|RARE MOMENT—It seldom happens that writer Merle Constiner is seen away from his typewriter, even for a few minutes. Here in one of those rare moments he is pictured in the living room of his 130-year old home in Monroe.
This article about one of my favorite historical mystery and western writers was published in the Middletown, Ohio Journal on April 20, 1958. Constiner created two well-regarded series for Black Mask and Dime Detective, and I enjoy them, but i enjoy his historical fiction in Blue Book and the Country Gentleman more.
Factual Westerns Vary Career of Monroe Writer
by IRENE BARR
The definition of an “adult Western,” Steve Allen says, is that 20 years ago a cowboy was in love with his horse; today, he’s still in love with his horse— but he worries about it.
Merle Constiner, Butler County author who lives in a 130-year-old house in Monroe finds that adding some Western lore to his writing activities brings variety into his profession.
Constiner, who in the past has written historical short stories and novelettes for magazines, has recently finished his second Western novel.
They are not “just” Westerns, or even adult Westerns; the novels could almost be called periods, because Constiner deals with such factual material as the vicious cult of “neckerchief fighters” in his book, “Last Stand at Anvil Pass,” published in February 1957.
In his latest hook, a contract novel completed in March and now in the hands of the publisher, Constiner writes about “The Man from Baxter Springs.”
“The name may change when it’s published, ’ warned Constiner. “Usually they do. But the book deals with the time when the railroad companies only pushed the tracks so far, then stopped at some town. Baxter Springs was the last and the toughest of these ‘cowtrail rail heads’. ”
As a modern writer is Constiner merely following the popular trend of television, motion pictures and fiction?
“I’ve always liked to read Western background, ’ he said. Too, his interest can be traced to his historical fiction training. Most of his dozen full-length magazine serials and his many other short stories are placed in southern Ohio in the period just before and after the Civil War. Background includes riverboats, the turnpike and the vicinity from Cincinnati to Springfield.
His favorite story, which was published in “The Country Gentleman.” told of an impoverished qentleman who walked 45 miles to Nashville. “It was at a time when professionals (doctors, dentists and school teachers) were wandering the highways.” he said, “And I particularly enjoyed the background and the characters in that story.”
During his years as a professional (since his first published story in 1929) Merle Constiner has formed his own pattern as a writer. After studying at Wittenberg College and Vanderbilt University, he discovered the pride of a “first” published story and decided to become a full-time writer. That was in 1939.

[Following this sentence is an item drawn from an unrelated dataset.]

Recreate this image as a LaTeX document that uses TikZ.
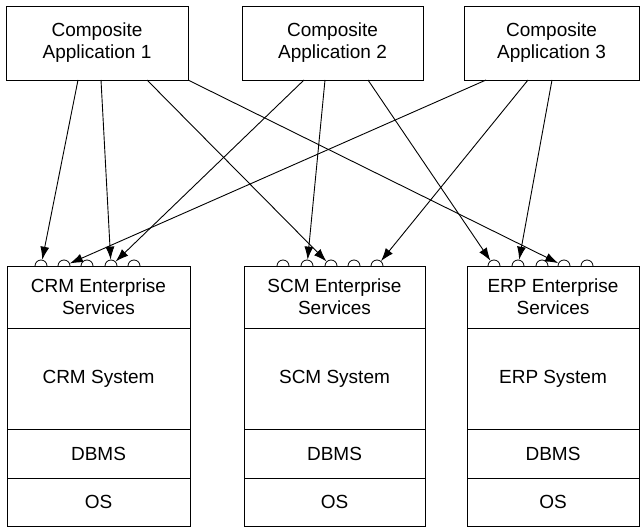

Since then, he has spent many years learning his own methods for production. Although he had a daily quota of 2,000 words, Constiner said, “I’m not a workhorse. I write very carefully and selectively.” He has also learned that “a professional writer writes every day whether he feels like it or not.”
Constiner organizes a story before he begins to write and then works eight hours a day at the typewriter. Usually it takes from two to three weeks to complete a short story—even longer if it’s a historical, because of the research. But since each story is different, a set pattern is impossible.
He doesn’t believe in frustrated endings, where a question is left hanging in the air or can he answered in several ways. “It’s more difficult to achieve a happy ending,” he said. “Any story can be cut off at any time, but it takes more planning for all events to tie off. It’s like seeds that must be carefully planted.”
Besides seeing his stories published, Constiner has also had the satisfaction of knowing that one of his Westerns was presented on television. The live show, televised in 1953, starred Fred MacMurray.
“I didn’t get to see the program,” said Constiner. “But a friend told me that MacMurray got confused on some lines of the dialogue. Later, we found out that it was only two days after the death of his wife. He had gone on with the show, anyway.”
Whatever the writing chore— mystery, historical, Western— whatever the form—magazine, hard back, paper back—they all form a “well-rounded program,” which adds variety and zest to Merle Constiner’s creative life.